Dick and Dom have also both been gunged on other TV shows such as Get Your Own Back – they say it’s “something everyone should try in life – get that box ticked.” They describe gunge as cold and say it “gets into every nook and cranny”, and also note that Bungalow had a crack team of cleaners who had to replace the set’s carpet after every single episode. 

Though it’s common to see people lament that nobody gets gunged on TV anymore, that’s not strictly true – CBeebies’ Swashbuckle sees regular gungings, and Nickelodeon has run SlimeFest since 2012 (though a gunge by any other name is just as gross). Potentially, the rising popularity of the internet contributed to gunge’s mainstream decline as it is now readily apparent that some people enjoy gunge a bit too much.

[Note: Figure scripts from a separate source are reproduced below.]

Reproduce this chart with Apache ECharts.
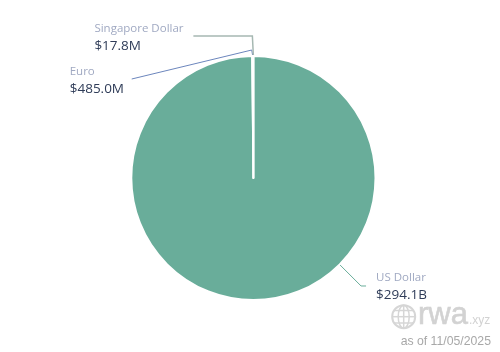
<!DOCTYPE html>
<html>
<head>
<meta charset="utf-8">
<title>Stablecoin currency</title>
<script src="https://cdn.jsdelivr.net/npm/echarts@6/dist/echarts.min.js"></script>
<style>
html, body { margin: 0; padding: 0; background: #fff; }
#chart { width: 500px; height: 352px; }
</style>
</head>
<body>
<div id="chart"></div>
<script>
// values in $M
var categories = ['US Dollar', 'Euro', 'Singapore Dollar'];
var seriesValues = [294100, 485, 17.8];
var valueLabels = ['$294.1B', '$485.0M', '$17.8M'];
var sliceColors = ['#69ad9a', '#6c86bd', '#a6b8b2'];
var lineWidths = [1, 1, 1.5];

var pieData = categories.map(function(name, i) {
	return {
		name: name,
		value: seriesValues[i],
		itemStyle: { color: sliceColors[i] },
		labelLine: { lineStyle: { color: sliceColors[i], width: lineWidths[i] } }
	};
});

// label box left/top and leader line points, relative to where the line leaves the slice
var labelPlace = [
	{ dx: 122, dy: -30, line: [[86, -35], [107, -14], [112, -14]] },
	{ dx: -183, dy: 8, line: [[0, 0], [-1, -6], [-121, 23]] },
	{ dx: -159, dy: -35, line: [[0, 0], [-1, -20], [-60, -20]] }
];

var option = {
	animation: false,
	backgroundColor: '#fff',
	series: [{
		type: 'pie',
		center: [253.4, 178],
		radius: [0, 122],
		startAngle: 90,
		avoidLabelOverlap: false,
		itemStyle: { borderColor: '#fff', borderWidth: 1.8 },
		label: {
			show: true,
			align: 'left',
			formatter: function(p) {
				return '{n|' + p.name + '}\n{v|' + valueLabels[p.dataIndex] + '}';
			},
			rich: {
				n: { fontFamily: 'Open Sans', fontSize: 11.5, color: '#a0a9c2', lineHeight: 16 },
				v: { fontFamily: 'Open Sans', fontSize: 13.5, color: '#2f3c58', lineHeight: 18 }
			}
		},
		labelLine: { show: true, length: 10, length2: 10, lineStyle: { width: 1 } },
		labelLayout: function(p) {
			var place = labelPlace[p.dataIndex];
			var start = p.labelLinePoints[0];
			return {
				x: start[0] + place.dx,
				y: start[1] + place.dy,
				align: 'left',
				verticalAlign: 'top',
				labelLinePoints: place.line.map(function(d) {
					return [start[0] + d[0], start[1] + d[1]];
				})
			};
		},
		data: pieData
	}],
	graphic: [
		{ type: 'circle', shape: { cx: 403.7, cy: 316.7, r: 11.5 }, style: { fill: 'none', stroke: '#d6d6d6', lineWidth: 2 } },
		{ type: 'ellipse', shape: { cx: 403.7, cy: 316.7, rx: 5.5, ry: 11.5 }, style: { fill: 'none', stroke: '#d6d6d6', lineWidth: 1.5 } },
		{ type: 'line', shape: { x1: 403.7, y1: 305, x2: 403.7, y2: 328 }, style: { stroke: '#d6d6d6', lineWidth: 1.5 } },
		{ type: 'line', shape: { x1: 392, y1: 316.7, x2: 415, y2: 316.7 }, style: { stroke: '#d6d6d6', lineWidth: 1.5 } },
		{ type: 'line', shape: { x1: 394, y1: 310.5, x2: 413, y2: 310.5 }, style: { stroke: '#d6d6d6', lineWidth: 1.5 } },
		{ type: 'line', shape: { x1: 394, y1: 323, x2: 413, y2: 323 }, style: { stroke: '#d6d6d6', lineWidth: 1.5 } },
		{ type: 'text', x: 418, y: 331, style: { text: 'rwa', fontFamily: 'Liberation Sans', fontSize: 31, fill: '#d2d2d2', stroke: '#d2d2d2', lineWidth: 0.6, verticalAlign: 'bottom' } },
		{ type: 'text', x: 469, y: 327, style: { text: '.xyz', fontFamily: 'Liberation Sans', fontSize: 12, fill: '#d2d2d2', verticalAlign: 'bottom' } },
		{ type: 'text', x: 491, y: 348, style: { text: 'as of 11/05/2025', fontFamily: 'Liberation Sans', fontSize: 12.25, fill: '#a8a8a8', align: 'right', verticalAlign: 'bottom' } }
	]
};

var chart = echarts.init(document.getElementById('chart'), null, { renderer: 'canvas' });
chart.setOption(option);
</script>
</body>
</html>
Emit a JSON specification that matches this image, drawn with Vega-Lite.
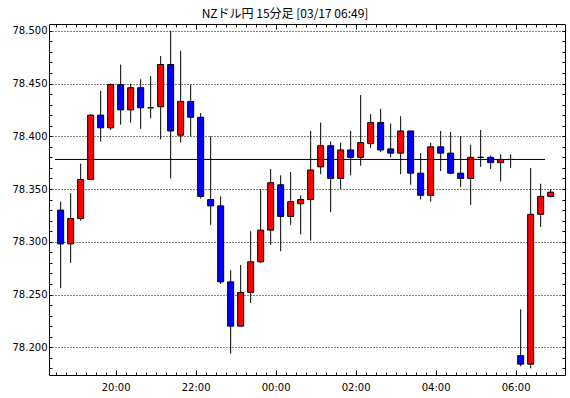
{
  "$schema": "https://vega.github.io/schema/vega-lite/v6.json",
  "width": 516,
  "height": 351,
  "autosize": {"type": "none"},
  "padding": {"left": 49, "top": 24, "right": 5, "bottom": 23},
  "background": "white",
  "title": {"text": "NZドル円 15分足 [03/17 06:49]", "font": "Noto Sans CJK JP", "fontSize": 12, "fontWeight": "normal", "color": "black", "anchor": "middle", "dx": -22, "dy": 11, "offset": 5, "baseline": "alphabetic"},
  "config": {
    "view": {"stroke": "black", "strokeWidth": 1},
    "axis": {"labelFont": "DejaVu Sans", "labelFontSize": 10, "labelColor": "black", "tickColor": "black", "tickWidth": 1, "domain": false, "grid": false, "title": null}
  },
  "datasets": {
    "candles": [
      {"t": "2025-03-16T18:37:30", "o": 78.330, "h": 78.338, "l": 78.256, "c": 78.298},
      {"t": "2025-03-16T18:52:30", "o": 78.298, "h": 78.346, "l": 78.280, "c": 78.322},
      {"t": "2025-03-16T19:07:30", "o": 78.322, "h": 78.374, "l": 78.320, "c": 78.359},
      {"t": "2025-03-16T19:22:30", "o": 78.359, "h": 78.421, "l": 78.359, "c": 78.420},
      {"t": "2025-03-16T19:37:30", "o": 78.420, "h": 78.443, "l": 78.395, "c": 78.408},
      {"t": "2025-03-16T19:52:30", "o": 78.408, "h": 78.450, "l": 78.406, "c": 78.449},
      {"t": "2025-03-16T20:07:30", "o": 78.449, "h": 78.468, "l": 78.411, "c": 78.425},
      {"t": "2025-03-16T20:22:30", "o": 78.425, "h": 78.450, "l": 78.413, "c": 78.446},
      {"t": "2025-03-16T20:37:30", "o": 78.446, "h": 78.454, "l": 78.407, "c": 78.427},
      {"t": "2025-03-16T20:52:30", "o": 78.427, "h": 78.457, "l": 78.417, "c": 78.427},
      {"t": "2025-03-16T21:07:30", "o": 78.428, "h": 78.476, "l": 78.397, "c": 78.468},
      {"t": "2025-03-16T21:22:30", "o": 78.468, "h": 78.500, "l": 78.360, "c": 78.405},
      {"t": "2025-03-16T21:37:30", "o": 78.401, "h": 78.481, "l": 78.394, "c": 78.433},
      {"t": "2025-03-16T21:52:30", "o": 78.433, "h": 78.449, "l": 78.400, "c": 78.418},
      {"t": "2025-03-16T22:07:30", "o": 78.418, "h": 78.422, "l": 78.341, "c": 78.343},
      {"t": "2025-03-16T22:22:30", "o": 78.340, "h": 78.400, "l": 78.316, "c": 78.334},
      {"t": "2025-03-16T22:37:30", "o": 78.334, "h": 78.343, "l": 78.260, "c": 78.262},
      {"t": "2025-03-16T22:52:30", "o": 78.262, "h": 78.273, "l": 78.194, "c": 78.220},
      {"t": "2025-03-16T23:07:30", "o": 78.220, "h": 78.278, "l": 78.220, "c": 78.252},
      {"t": "2025-03-16T23:22:30", "o": 78.252, "h": 78.310, "l": 78.242, "c": 78.281},
      {"t": "2025-03-16T23:37:30", "o": 78.281, "h": 78.350, "l": 78.280, "c": 78.311},
      {"t": "2025-03-16T23:52:30", "o": 78.311, "h": 78.369, "l": 78.297, "c": 78.356},
      {"t": "2025-03-17T00:07:30", "o": 78.354, "h": 78.363, "l": 78.291, "c": 78.324},
      {"t": "2025-03-17T00:22:30", "o": 78.324, "h": 78.366, "l": 78.316, "c": 78.338},
      {"t": "2025-03-17T00:37:30", "o": 78.336, "h": 78.344, "l": 78.307, "c": 78.340},
      {"t": "2025-03-17T00:52:30", "o": 78.340, "h": 78.405, "l": 78.301, "c": 78.368},
      {"t": "2025-03-17T01:07:30", "o": 78.371, "h": 78.413, "l": 78.364, "c": 78.391},
      {"t": "2025-03-17T01:22:30", "o": 78.391, "h": 78.395, "l": 78.328, "c": 78.360},
      {"t": "2025-03-17T01:37:30", "o": 78.360, "h": 78.394, "l": 78.350, "c": 78.387},
      {"t": "2025-03-17T01:52:30", "o": 78.387, "h": 78.405, "l": 78.363, "c": 78.380},
      {"t": "2025-03-17T02:07:30", "o": 78.380, "h": 78.439, "l": 78.372, "c": 78.394},
      {"t": "2025-03-17T02:22:30", "o": 78.393, "h": 78.421, "l": 78.389, "c": 78.413},
      {"t": "2025-03-17T02:37:30", "o": 78.413, "h": 78.426, "l": 78.385, "c": 78.387},
      {"t": "2025-03-17T02:52:30", "o": 78.388, "h": 78.412, "l": 78.380, "c": 78.384},
      {"t": "2025-03-17T03:07:30", "o": 78.384, "h": 78.419, "l": 78.364, "c": 78.405},
      {"t": "2025-03-17T03:22:30", "o": 78.405, "h": 78.405, "l": 78.354, "c": 78.365},
      {"t": "2025-03-17T03:37:30", "o": 78.365, "h": 78.384, "l": 78.340, "c": 78.344},
      {"t": "2025-03-17T03:52:30", "o": 78.344, "h": 78.394, "l": 78.338, "c": 78.390},
      {"t": "2025-03-17T04:07:30", "o": 78.390, "h": 78.405, "l": 78.367, "c": 78.384},
      {"t": "2025-03-17T04:22:30", "o": 78.384, "h": 78.404, "l": 78.364, "c": 78.365},
      {"t": "2025-03-17T04:37:30", "o": 78.365, "h": 78.400, "l": 78.352, "c": 78.360},
      {"t": "2025-03-17T04:52:30", "o": 78.360, "h": 78.392, "l": 78.335, "c": 78.380},
      {"t": "2025-03-17T05:07:30", "o": 78.380, "h": 78.406, "l": 78.371, "c": 78.380},
      {"t": "2025-03-17T05:22:30", "o": 78.380, "h": 78.382, "l": 78.369, "c": 78.375},
      {"t": "2025-03-17T05:37:30", "o": 78.375, "h": 78.383, "l": 78.357, "c": 78.378},
      {"t": "2025-03-17T05:52:30", "o": 78.378, "h": 78.383, "l": 78.370, "c": 78.378},
      {"t": "2025-03-17T06:07:30", "o": 78.192, "h": 78.236, "l": 78.182, "c": 78.184},
      {"t": "2025-03-17T06:22:30", "o": 78.184, "h": 78.370, "l": 78.180, "c": 78.326},
      {"t": "2025-03-17T06:37:30", "o": 78.326, "h": 78.355, "l": 78.314, "c": 78.343},
      {"t": "2025-03-17T06:52:30", "o": 78.343, "h": 78.350, "l": 78.342, "c": 78.347}
    ],
    "ref": [
      {"t1": "2025-03-16T18:29:00", "t2": "2025-03-17T06:44:00", "v": 78.378}
    ]
  },
  "layer": [
    {
      "data": {"name": "candles"},
      "mark": {"type": "rule", "color": "black", "strokeWidth": 1},
      "encoding": {
        "x": {"field": "t", "type": "temporal",
          "scale": {"nice": false, "padding": 0, "domain": [{"year": 2025, "month": 3, "date": 16, "hours": 18, "minutes": 20}, {"year": 2025, "month": 3, "date": 17, "hours": 7, "minutes": 14}]},
          "axis": {"orient": "bottom", "labelPadding": 12, "labelFlush": false, "labelOverlap": false,
            "tickCount": 52,
            "tickSize": {"condition": {"test": "hours(datum.value) % 2 == 0 && minutes(datum.value) == 0", "value": -5}, "value": -3},
            "labelExpr": "hours(datum.value) % 2 == 0 && minutes(datum.value) == 0 ? timeFormat(datum.value, '%H:%M') : ''"}},
        "y": {"field": "l", "type": "quantitative",
          "scale": {"domain": [78.1737, 78.5064], "nice": false, "zero": false, "padding": 0},
          "axis": {"orient": "left", "labelPadding": 5, "tickCount": 40, "labelOverlap": false,
            "values": [78.18, 78.19, 78.2, 78.21, 78.22, 78.23, 78.24, 78.25, 78.26, 78.27, 78.28, 78.29, 78.3, 78.31, 78.32, 78.33, 78.34, 78.35, 78.36, 78.37, 78.38, 78.39, 78.4, 78.41, 78.42, 78.43, 78.44, 78.45, 78.46, 78.47, 78.48, 78.49, 78.5],
            "tickSize": -3,
            "labelExpr": "abs(datum.value * 20 - round(datum.value * 20)) < 0.01 ? format(datum.value, '.3f') : ''",
            "grid": true, "gridColor": "black", "gridDash": [1, 2], "gridWidth": 1,
            "gridOpacity": {"condition": {"test": "abs(datum.value * 20 - round(datum.value * 20)) < 0.01", "value": 1}, "value": 0}}},
        "y2": {"field": "h"}
      }
    },
    {
      "data": {"name": "candles"},
      "mark": {"type": "bar", "width": 6, "stroke": "black", "strokeWidth": 1},
      "encoding": {
        "x": {"field": "t", "type": "temporal",
          "scale": {"nice": false, "padding": 0, "domain": [{"year": 2025, "month": 3, "date": 16, "hours": 18, "minutes": 20}, {"year": 2025, "month": 3, "date": 17, "hours": 7, "minutes": 14}]},
          "axis": {"orient": "top", "labels": false, "tickCount": 52,
            "tickSize": {"condition": {"test": "hours(datum.value) % 2 == 0 && minutes(datum.value) == 0", "value": -5}, "value": -3}}},
        "y": {"field": "o", "type": "quantitative",
          "scale": {"domain": [78.1737, 78.5064], "nice": false, "zero": false, "padding": 0},
          "axis": {"orient": "right", "labels": false, "tickSize": -3, "tickCount": 40,
            "values": [78.18, 78.19, 78.2, 78.21, 78.22, 78.23, 78.24, 78.25, 78.26, 78.27, 78.28, 78.29, 78.3, 78.31, 78.32, 78.33, 78.34, 78.35, 78.36, 78.37, 78.38, 78.39, 78.4, 78.41, 78.42, 78.43, 78.44, 78.45, 78.46, 78.47, 78.48, 78.49, 78.5]}},
        "y2": {"field": "c"},
        "fill": {"condition": {"test": "datum.c > datum.o", "value": "#ff0000"}, "value": "#0000ff"}
      }
    },
    {
      "data": {"name": "ref"},
      "mark": {"type": "rule", "color": "black", "strokeWidth": 1},
      "encoding": {
        "x": {"field": "t1", "type": "temporal",
          "scale": {"nice": false, "padding": 0, "domain": [{"year": 2025, "month": 3, "date": 16, "hours": 18, "minutes": 20}, {"year": 2025, "month": 3, "date": 17, "hours": 7, "minutes": 14}]},
          "axis": null},
        "x2": {"field": "t2"},
        "y": {"field": "v", "type": "quantitative",
          "scale": {"domain": [78.1737, 78.5064], "nice": false, "zero": false, "padding": 0},
          "axis": null}
      }
    }
  ],
  "resolve": {"axis": {"x": "independent", "y": "independent"}}
}
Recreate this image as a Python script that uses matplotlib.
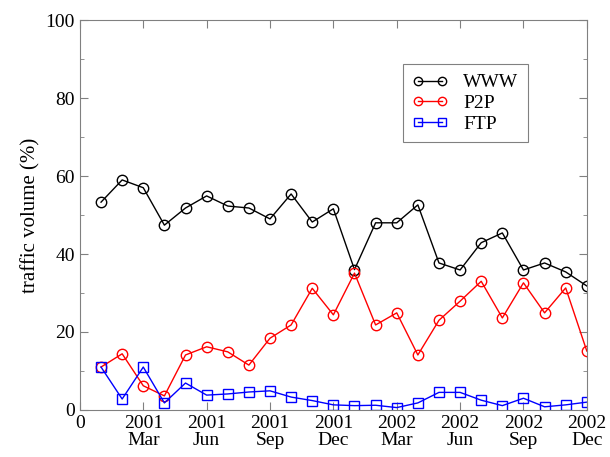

“I think it became just one of those things, a fad that just died away,” McVean says when asked why gunge disappeared from adult programming, “I think the gunge tanks are probably still sitting in somebody’s warehouse somewhere just in case there’s a resurgence.” Greenwood says reality TV “rang a death knell” for gunge in the early 2000s, as shows like Pop Idol and Popstars: The Rivals ushered in a new age of TV. Arguably, gunge also lost its power to impress: the impact may no longer have been worth a new carpet every week. 

“Have we moved on since then? As a viewing nation are our tastes more mature? I don’t know. I’d hope not,” ITV’s Tumbridge says. She ties the decline of gunge with the rise of more rigorous standards. “I think people would worry now that you might get sued, so you have to be much more careful with who you gunge.” 

She says that nowadays, a team researches potential contestants for The Chase for months before they’re allowed on air. “On Noel’s House Party they’d just say, ‘Can you gunge this person?’ and we’d say ‘Yes’ and get on with it.”